Открыл дверцу, спрыгнул на землю. Тим внимательно осматривал окружающие кусты, не обращая внимания на меня. Я пошёл к началу спуска. Броневик Ермолина спускался к ручью. Хоть он построен на полноприводном шасси и размером поменьше моего «ТЗГМа», но вес у него как бы не больше. Как я и ожидал — броневик забуксовал на выезде из ручья. Отчасти это произошло потому что я уже продавил мягкое дно и броневику просто не хватило дорожного просвета под задним мостом. Ермолин открыл бронедверцу и помахал рукой:
— Трос давай!
Я забрался в кабину, завёл двигатель. На буксире броневик не вытащу — вверх по подъёму не осилю. Пришлось развернуться, крутанувшись в три приёма. Фэ сидела, схватившись за поручень и с интересом наблюдала за нашими манёврами. Я поставил машину на «ручник», подключил привод лебёдки и стал разматывать трос с барабана. Ермолин перехватил у меня крюк, с лязгом зацепил его за буксирный крюк броневика. Я не преминул буркнуть:
— Мог бы к этому сараю и лебёдку пристроить.
На что Нико так же сердито буркнул, что забыл провести со мной консультации. Я вернулся в кабину, включил сматывание. Трос натянулся, машина задрожала и чуть дёрнулась вперёд, но тормоза держали надёжно. Не зря я их кропотливо перебрал незадолго до задания. У этой модели тормоза хорошие, но в ремонте и регулировке довольно трудоёмкие.
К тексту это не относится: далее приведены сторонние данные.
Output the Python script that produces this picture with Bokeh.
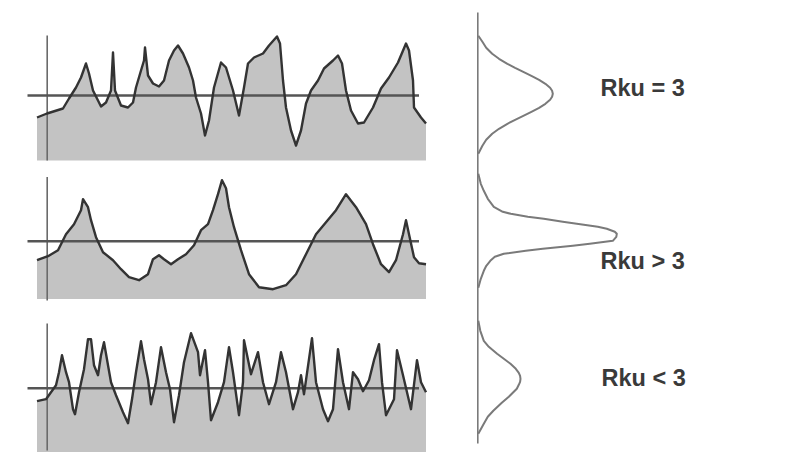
import numpy as np
from bokeh.plotting import figure
from bokeh.models import Range1d
from bokeh.core.properties import value
from bokeh.embed import file_html
from bokeh.resources import INLINE

# ---------------- data ----------------
# Profile 1 (Rku = 3): distance along profile, height relative to mean line
p1_x = [0, 10, 26, 32, 39, 44, 49, 52, 56, 64, 69, 74, 76, 78, 84, 91, 96, 99, 104, 107, 108, 111, 116, 122,
        127, 132, 137, 141, 146, 152, 156, 159, 164, 168, 172, 177, 184, 189, 196, 202, 207, 211, 217, 226,
        232, 240, 243, 246, 249, 254, 259, 264, 269, 274, 281, 287, 296, 301, 305, 309, 314, 321, 327, 336,
        344, 352, 361, 369, 372, 376, 377, 384, 389]
p1_h = [-22, -18, -13, -3, 8, 18, 32, 22, 5, -11, -7, 5, 43, 5, -10, -12, -7, 8, 25, 35, 48, 20, 12, 9,
        15, 35, 45, 50, 42, 28, 15, -2, -18, -40, -25, 8, 33, 28, 5, -20, 8, 32, 38, 42,
        50, 59, 52, 15, -12, -35, -50, -35, -8, 5, 15, 27, 35, 40, 32, 5, -15, -28, -27, -12,
        7, 18, 33, 52, 45, 15, -12, -22, -28]

# Profile 2 (Rku > 3)
p2_x = [0, 11, 21, 29, 37, 44, 46, 51, 54, 59, 66, 76, 84, 92, 102, 111, 116, 122, 127, 134, 141, 149, 157,
        164, 171, 176, 181, 185, 189, 192, 197, 204, 212, 222, 236, 249, 259, 269, 279, 289, 299, 309, 319,
        329, 336, 344, 352, 359, 366, 369, 372, 377, 382, 389]
p2_h = [-19, -15, -9, 7, 17, 31, 42, 34, 21, 4, -11, -19, -28, -36, -39, -33, -18, -14, -18, -23, -18, -13, -4,
        11, 17, 31, 47, 61, 53, 34, 14, -9, -33, -46, -48, -44, -33, -13, 7, 19, 31, 47, 34,
        17, -3, -23, -31, -19, 7, 21, 7, -16, -22, -23]

# Profile 3 (Rku < 3)
p3_x = [0, 9, 14, 19, 22, 25, 29, 32, 36, 38, 42, 47, 51, 54, 57, 61, 64, 67, 71, 74, 79, 86, 91, 95, 99,
        104, 107, 111, 114, 119, 124, 129, 133, 137, 142, 147, 154, 161, 163, 168, 171, 174, 181, 187, 192,
        196, 202, 206, 207, 214, 221, 226, 232, 239, 244, 249, 256, 261, 264, 267, 272, 275, 279, 286, 291,
        296, 301, 306, 312, 316, 321, 326, 332, 337, 342, 345, 349, 354, 357, 360, 366, 374, 380, 384, 389]
p3_h = [-13, -11, -4, 3, 16, 33, 16, 6, -21, -26, -4, 19, 49, 49, 23, 13, 33, 46, 23, 6, -7, -24, -35, -11, 16,
        47, 29, 9, -16, 6, 41, 16, -1, -34, -7, 26, 55, 36, 13, 38, 6, -32, -14, 6, 41,
        16, -27, 6, 48, 14, 36, 6, -16, 6, 36, 16, -21, -4, 13, -6, 29, 50, 6, -21, -33,
        -21, 39, 6, -21, 16, 9, -3, 8, 28, 44, 6, -27, -17, -11, 38, 13, -21, 28, 6, -4]

# Height distributions: offset from curve centre, density width
d1_dy = [-58, -52, -46, -40, -35, -30, -26, -22, -18, -14, -10, -6, -3, 0, 3, 6, 10, 14, 18, 22, 26, 30, 35, 40, 46, 52, 60]
d1_w = [0.5, 4.6, 8.4, 14.4, 21.2, 29.6, 37.3, 45.5, 53.6, 61.3, 67.6, 72.3, 74.3, 75, 74.3, 72.3, 67.6, 61.3, 53.6,
        45.5, 37.3, 29.6, 21.2, 14.4, 8.4, 4.6, 0.5]
d2_dy = [-60, -50, -43, -35, -27, -22, -20, -17, -15, -12, -10, -7, -5, -2, 0, 3, 7, 10, 12, 15, 17, 20, 23, 27, 32, 37, 45, 54]
d2_w = [0.5, 3, 6, 10, 16, 25, 33, 50, 66, 85, 99, 120, 129, 137, 139, 138.5, 135, 112, 95, 65, 48, 26, 17, 12.5,
        8.5, 6, 3, 0.5]
d3_dy = [-58, -48, -38, -32, -25, -20, -15, -10, -6, -3, 0, 3, 6, 10, 14, 18, 24, 32, 38, 45, 55]
d3_w = [0.5, 2.5, 6, 11, 19.3, 26, 32.7, 38, 41, 42.3, 42.7, 42.3, 41, 39, 35, 31, 24, 15.5, 10, 6, 0.5]

labels = ["Rku = 3", "Rku > 3", "Rku < 3"]

# ---------------- layout (screenshot pixel frame) ----------------
W, H = 803, 455
p = figure(width=W, height=H, output_backend="svg", toolbar_location=None,
           x_range=Range1d(0, W), y_range=Range1d(H, 0),
           min_border=0, outline_line_color=None, background_fill_color="white")
p.axis.visible = False
p.grid.visible = False

FILL = "#c3c3c3"
PROF = "#333333"
MEAN = "#555555"
AXC = "#6a6a6a"
DIST = "#7a7a7a"

x0 = 36.5
panels = [
    # x, h, mean_y, bottom_y, axis_top, axis_bottom
    (p1_x, p1_h, 95.0, 160.0, 35.0, 160.0),
    (p2_x, p2_h, 240.7, 298.5, 176.5, 300.0),
    (p3_x, p3_h, 387.7, 451.5, 323.0, 450.0),
]
for xs, hs, my, by, at, ab in panels:
    xx = x0 + np.array(xs, dtype=float)
    yy = my - np.array(hs, dtype=float)
    p.varea(x=xx, y1=np.full(len(xx), by), y2=yy, fill_color=FILL)
    p.segment(x0=[46.7], y0=[at], x1=[46.7], y1=[ab], line_color=AXC, line_width=1.6)
    p.segment(x0=[27], y0=[my], x1=[418.5], y1=[my], line_color=MEAN, line_width=2.5)
    p.line(xx, yy, line_color=PROF, line_width=2.4, line_join="round")

# distribution panel
ax_x = 477.3
p.segment(x0=[ax_x], y0=[12], x1=[ax_x], y1=[443], line_color=DIST, line_width=1.6)
for dys, ws, cy in [(d1_dy, d1_w, 93.3), (d2_dy, d2_w, 233.3), (d3_dy, d3_w, 378.3)]:
    p.line(ax_x + np.array(ws), cy + np.array(dys, dtype=float), line_color=DIST, line_width=2.0,
           line_join="round")

p.text(x=[600, 600, 601], y=[87, 260, 377], text=labels, text_font=value("Liberation Sans"),
       text_font_style="bold", text_font_size="23.5px", text_color="#3a3a3a",
       text_align="left", text_baseline="middle")

open("out.html", "w").write(file_html(p, INLINE))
Зато теперь я не задумывался о надёжности — тормоза держали, что называется, «мёртво». Броневик медленно резал свежую колею, выбрасывая из-под колёс мокрый песок. Машина мелко дрожала, наматывая натянутый струною трос на барабан лебёдки. Но вот натяжение ослабло — броневик зацепился колёсами за твёрдый грунт. Минут десять ушло на то, чтобы убрать трос и развернуться. Всё время, пока длилась эпопея с формированием водной преграды, Калинина с Сомовым наблюдали со стороны. Если они и проявляли нетерпение, то умело его скрывали. Кстати, я заметил, что наше командование стоит очень близко друг к другу (вернее — к подруге). Видимо у Марики начало что-то получаться. Пока я сматывал и цеплял трос, мне в голову пришла мысль, что возможно Нюта попросилась ко мне в попутчицы не вполне по своей инициативе. Ох уж эти мне дела амурные!
До остановки на обед мы проехали довольно трудный участок местности. Ехать приходилось в просветах между зарослей кустарника, несколько раз переезжали через неглубокие овраги, а один раз даже пришлось искать объезд. Рулить надо было много и я даже устал. Плечи затекли, спина хрустела как сухостоина в зимнем лесу, так что привал я встретил с облегчением. Пока Ермолин с Вэсилом разводили костёр, а Ню готовила ложки-тарелки, я подошёл к Лексу, который вытащил из вездехода какой-то прибор. От него в машину тянулся провод.
— Что за аппарат? — Спросил я, разглядывая ящик размерами с посылочный, но выполненный из металла и покрашенный в утилитарный зелёный цвет.